Lightdox Welcomes Ulrike Ottinger’s new documentary Paris Calligrammes
We are proudly announcing our new acquisition, Ulrike Ottinger’s latest film Paris Calligrammes, that premiered at the 70th edition of Berlin International Film Festival. Caliodoscopic autobiographical documentary essay Paris Calligrammes was presented at Berlinale Special, known as festival’s most multifaceted section curated by the Artistic Director of Berlinale Carlo Chatrian.
The screening of the film was preceded by an award ceremony at which Ulrike Ottinger was honored with Berlinale Camera, honoring her work and contribution to film. In this manner, every year since 1986, festival pays tribute to individuals and institutions who have made a special contribution to filmmaking and with whom the festival has a special bond.
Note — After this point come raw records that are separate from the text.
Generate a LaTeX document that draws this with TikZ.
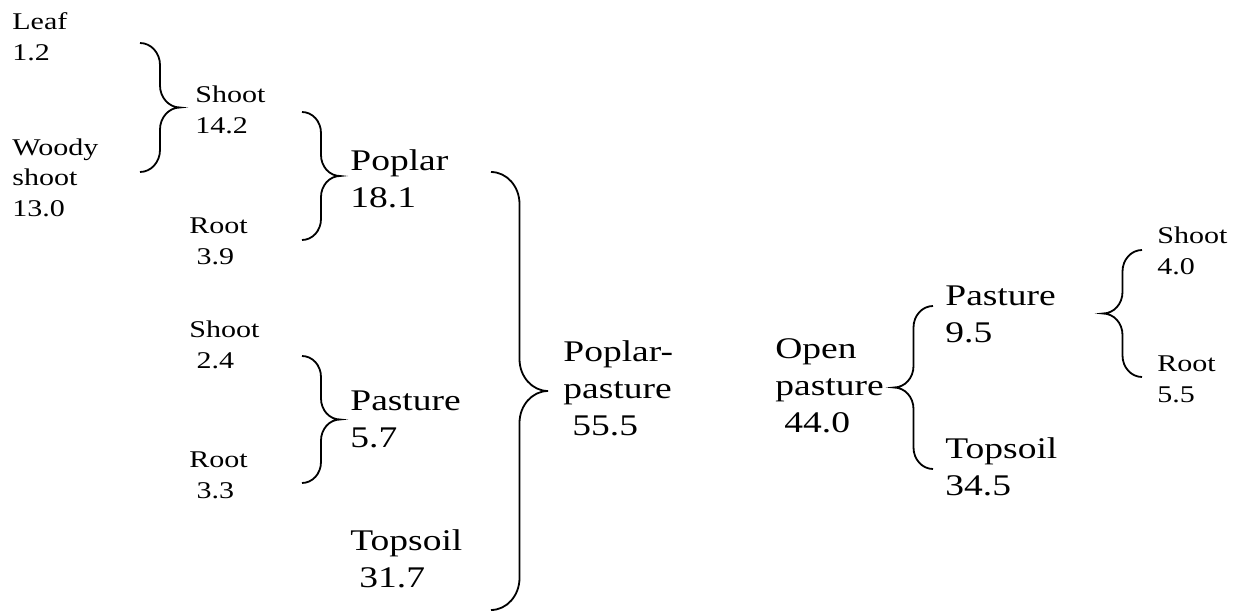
\documentclass[tikz,border=0pt]{standalone}
\usepackage{fontspec}
\setmainfont{Liberation Serif}[FakeStretch=1.25]
\usetikzlibrary{calc}
\newcommand{\indt}{\hspace*{0.3em}}

\begin{document}
\begin{tikzpicture}[
      x=0.5pt, y=0.5pt,
      sm/.style={anchor=base west, inner sep=0pt, align=left, font=\fontsize{12}{15.25}\selectfont},
      lg/.style={anchor=base west, inner sep=0pt, align=left, font=\fontsize{15}{18.5}\selectfont},
      curl/.style={line width=0.9pt},
      rbrace/.style 2 args={to path={let \p1=(\tikztostart), \p2=(\tikztotarget),
          \p3=($(\tikztostart)!0.5!(\tikztotarget)$) in
          arc[start angle=90, end angle=0, x radius=#1, y radius=#2]
          -- (\x1+#1, \y3+#2)
          arc[start angle=180, end angle=270, x radius=#1, y radius=#2]
          arc[start angle=90, end angle=180, x radius=#1, y radius=#2]
          -- (\x1+#1, \y2+#2)
          arc[start angle=0, end angle=-90, x radius=#1, y radius=#2]}},
      lbrace/.style 2 args={to path={let \p1=(\tikztostart), \p2=(\tikztotarget),
          \p3=($(\tikztostart)!0.5!(\tikztotarget)$) in
          arc[start angle=90, end angle=180, x radius=#1, y radius=#2]
          -- (\x1-#1, \y3+#2)
          arc[start angle=0, end angle=-90, x radius=#1, y radius=#2]
          arc[start angle=90, end angle=0, x radius=#1, y radius=#2]
          -- (\x1-#1, \y2+#2)
          arc[start angle=180, end angle=270, x radius=#1, y radius=#2]}}
    ]
      \useasboundingbox (0,0) rectangle (1242,612);

      % poplar side (base = last line)
      \node[sm] (leaf) at (12,552) {Leaf\\1.2};
      \node[sm] (woody) at (12,396) {Woody\\shoot\\13.0};
      \node[sm] (shootA) at (195,479) {Shoot\\14.2};
      \node[sm] (rootA) at (189,348) {Root\\\indt3.9};
      \node[lg] (poplar) at (350,405) {Poplar\\18.1};
      \node[sm] (shootB) at (189,244) {Shoot\\\indt2.4};
      \node[sm] (rootB) at (189,114) {Root\\\indt3.3};
      \node[lg] (pastA) at (350,165) {Pasture\\5.7};
      \node[lg] (soilA) at (350,25) {Topsoil\\\indt31.7};
      \node[lg] (poppas) at (563,177) {Poplar-\\pasture\\\indt55.5};

      % open pasture side
      \node[lg] (open) at (775,180) {Open\\pasture\\\indt44.0};
      \node[lg] (pastB) at (945,270) {Pasture\\9.5};
      \node[lg] (soilB) at (945,117) {Topsoil\\34.5};
      \node[sm] (shootC) at (1157,338) {Shoot\\4.0};
      \node[sm] (rootC) at (1157,210) {Root\\5.5};

      % brace ends
      \coordinate (b1t) at (140,569);  \coordinate (b1b) at (140,440);
      \coordinate (b2t) at (302,500);  \coordinate (b2b) at (302,372);
      \coordinate (b3t) at (491,440);  \coordinate (b3b) at (491,2);
      \coordinate (b4t) at (302,256);  \coordinate (b4b) at (302,129);
      \coordinate (b5t) at (933,306);  \coordinate (b5b) at (933,143);
      \coordinate (b6t) at (1142,362); \coordinate (b6b) at (1142,235);

      \draw[curl] (b1t) to[rbrace={10pt}{11pt}] (b1b);
      \draw[curl] (b2t) to[rbrace={9.5pt}{10.5pt}] (b2b);
      \draw[curl] (b3t) to[rbrace={14.25pt}{16pt}] (b3b);
      \draw[curl] (b4t) to[rbrace={9.5pt}{10.5pt}] (b4b);
      \draw[curl] (b5t) to[lbrace={9.75pt}{10.75pt}] (b5b);
      \draw[curl] (b6t) to[lbrace={9.75pt}{10.75pt}] (b6b);
    \end{tikzpicture}
\end{document}
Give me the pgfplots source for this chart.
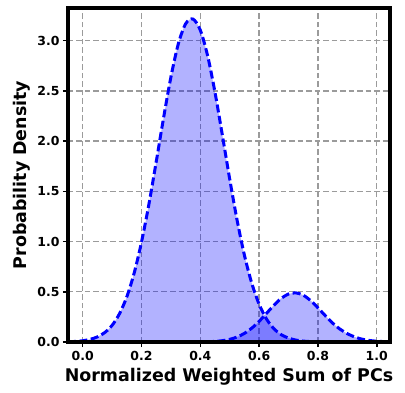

In a rich torrent of archival audio and visuals, paired with extracts from her own artworks and films, Ulrike Ottinger resurrects the old Saint-Germain-des-Prés and Latin Quarter, with their literary cafés and jazz clubs, and revisits encounters with Jewish exiles, life with her artistic community, the worldviews of Parisian ethnologists and philosophers, the political upheavals of the Algerian War and May 1968, and the legacy of the colonial era.
Described as “… an extraordinary sort of aesthetico-political nonfiction Bildungsroman. (…) a confectionary wonder and frank observation”, by The New Yorker, Paris Calligrammes is produced by Berlin based zero one film in coproduction with Idéale Audience France, INA and ZDF / 3Sat, funded by the Federal Government Commissioner for Culture and the Media, FFA Filmförderungsanstalt, Medienboard Berlin-Brandenburg, DFFF and Center National du Cinéma.
German photographer, filmmaker and painter, Ulrike Ottinger has been a unique and provocative voice in German cinema since her debut in the early 70s. Over the past 40 years, she has directed 26 films, including feature length fiction and experimental documentaries.